Dans cette huitième invitation à aimer la
musique, Jean Lacroix dont on sait la vigilance quant à la qualité des
productions discographiques ou des concerts en life (bientôt il se rendra
à La Monnaie pour écouter "La Flûte enchantée" et nous en dire davantage
sur cette nouvelle production du prestigieux opéra bruxellois), nous dit la
difficulté de filmer l'opéra, d'en donner une version "captée" qui
puisse devenir une version de référence. Celle-ci enregistrée au Teatro réal de
Madrid ne l'a pas convaincu... N'y aurait-il pas ici matière à poser de manière
plus structurelle la question de l'adéquation entre l'opéra et sa
représentation hors les scènes vivantes? On se souvient de grandes versions
cinématographiques, comme "La flûte enchantée", encore, réalisée par Ingmar Bergman ou le
"Carmen" de Francesco Rosi, par exemple: la réussite de telles
entreprises ne vient-elle pas de l'adaptation des oeuvres au support sur lequel
elles seront diffusées? C'est à dire à la syntaxe du cinéma?
Jean Jauniaux, le 21 août 2018
Lucio Silla de Mozart en DVD : de l’utilité de
l’image ?
La question est moins anodine qu’on ne
pourrait le croire. Pouvoir disposer, chez soi, de spectacles que l’on n’aurait
pu visionner d’une autre manière que par le truchement du DVD est une aubaine.
Mais il faut reconnaître aussi que le marché actuel de ce support précieux, qui
nous a apporté déjà bien des richesses thésaurisées avec gourmandise (par
exemple les productions de Ponnelle ou le cycle Mahler/Bernstein), est un peu à
la peine. Ce Lucio Silla de Mozart, production de Paul Guth créée à Vienne en
2005 par Harnoncourt, sort-il du lot ?
La réponse est double. A la fois positive et
négative. Il s’agit ici (BelAir BAC150) d’une reprise madrilène d’octobre 2017.
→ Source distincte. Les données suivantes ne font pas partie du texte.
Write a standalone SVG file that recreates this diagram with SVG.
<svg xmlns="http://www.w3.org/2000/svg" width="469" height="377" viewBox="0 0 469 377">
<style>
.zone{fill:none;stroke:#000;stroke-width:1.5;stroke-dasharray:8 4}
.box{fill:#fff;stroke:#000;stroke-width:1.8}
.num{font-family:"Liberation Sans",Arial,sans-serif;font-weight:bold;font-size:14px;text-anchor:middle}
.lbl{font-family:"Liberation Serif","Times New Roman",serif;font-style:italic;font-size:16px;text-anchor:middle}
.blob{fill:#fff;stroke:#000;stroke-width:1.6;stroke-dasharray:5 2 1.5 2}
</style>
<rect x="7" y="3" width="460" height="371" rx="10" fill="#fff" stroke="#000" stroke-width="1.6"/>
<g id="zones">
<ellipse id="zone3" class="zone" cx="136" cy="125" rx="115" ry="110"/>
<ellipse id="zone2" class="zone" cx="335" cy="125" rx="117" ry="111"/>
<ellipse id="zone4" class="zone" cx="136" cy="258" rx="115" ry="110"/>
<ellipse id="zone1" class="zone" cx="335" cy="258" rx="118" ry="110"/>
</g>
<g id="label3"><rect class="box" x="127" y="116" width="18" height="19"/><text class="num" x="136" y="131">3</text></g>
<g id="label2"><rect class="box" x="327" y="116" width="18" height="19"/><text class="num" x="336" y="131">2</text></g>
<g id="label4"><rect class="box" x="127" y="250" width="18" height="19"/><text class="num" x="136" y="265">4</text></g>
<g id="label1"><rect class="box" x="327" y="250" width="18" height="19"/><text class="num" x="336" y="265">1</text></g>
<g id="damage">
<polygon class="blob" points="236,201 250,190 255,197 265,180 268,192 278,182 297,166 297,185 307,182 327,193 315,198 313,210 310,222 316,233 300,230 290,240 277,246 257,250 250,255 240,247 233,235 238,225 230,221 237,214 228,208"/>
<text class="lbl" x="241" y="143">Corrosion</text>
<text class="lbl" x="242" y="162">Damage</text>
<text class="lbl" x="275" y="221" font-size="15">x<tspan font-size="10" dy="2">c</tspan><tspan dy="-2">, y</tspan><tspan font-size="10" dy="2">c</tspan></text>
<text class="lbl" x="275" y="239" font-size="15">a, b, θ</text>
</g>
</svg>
L’argument est connu : dans la Rome antique, le dictateur Lucio Silla a fait
passer pour mort le sénateur Cecilio, qui est en fait proscrit. Cecilio revient
secrètement, inquiet du sort de celle qu’il aime, Giunia, convoitée par Lucio
Silla. Après bien des péripéties, Cecilio est arrêté et condamné, mais Giunia
obtient sa grâce avant que Silla n’accepte l’union des deux amants et
n’abdique. Thème dramatique à souhait, pour lequel Mozart a écrit une
partition, créée à Milan le 26 décembre 1772 (il avait seize ans !), à
l’orchestration fine et élégante, pleine de subtilités d’écriture et
d’harmonies audacieuses, avec des chœurs solennels et des airs douloureux,
nobles ou grandioses. Mozart avait connu le succès avec Mithridate, créé dans
le même lieu deux ans auparavant. Avec Lucio Silla, il accomplissait un pas de
géant vers le grand théâtre musical. Cet opéra est bien plus qu’un jalon dans
sa carrière, c’est un événement. C’est donc avec un vif intérêt que l’on
s’installe pour savourer les images.
Celles-ci sont assez sombres, comme le
montrent les photographies reproduites dans le livret. On y voit des murs
carrelés, des costumes sombres (celui de Giunia tranche avec les cheveux
flamboyants de Patricia Petibon) et une sorte de tour bétonnée qui incite
plutôt à la déprime qu’à l’action glorieuse. Tout cela est en fin de compte
assez tristounet. Quant au plateau vocal, il est inégal. Le Silla de Kurt
Streit montre des signes de fatigue dans la voix, qu’il compense par une ardeur
combative, alors que Silvia Tro Santafé, dans le rôle de Cecilio, affiche une
santé vocale sans failles. Les autres protagonistes sont bons, sans plus, pas
toujours aidés par la direction d’Ivor Bolton, qui n’enflamme guère un
orchestre de qualité moyenne, celui du Teatro Real, mais il permet aux chœurs
un déploiement satisfaisant. Reste la magnifique Patricia Petibon, pour
laquelle nous avouerons un faible autant pour ses qualités de cantatrice que
pour l’investissement qu’elle a l’habitude d’injecter dans ses prestations. A
elle seule, elle ne pouvait sauver une production moyenne dans sa réalisation,
il faut reconnaître qu’elle n’est d’ailleurs pas dans sa meilleur forme vocale.
Il n’empêche : les accents qu’elle imprime à ses angoisses et à ses désespoirs
sont déchirants et son talent de comédienne demeure intact. Le verdict est à
mi-chemin : il y a trop peu de productions filmées de Lucio Silla pour négliger
celle-ci. La version de référence en DVD est encore à venir, même si celle de
la Scala de Milan dirigée par Minkowski en 2016 servait mieux la musique de Mozart.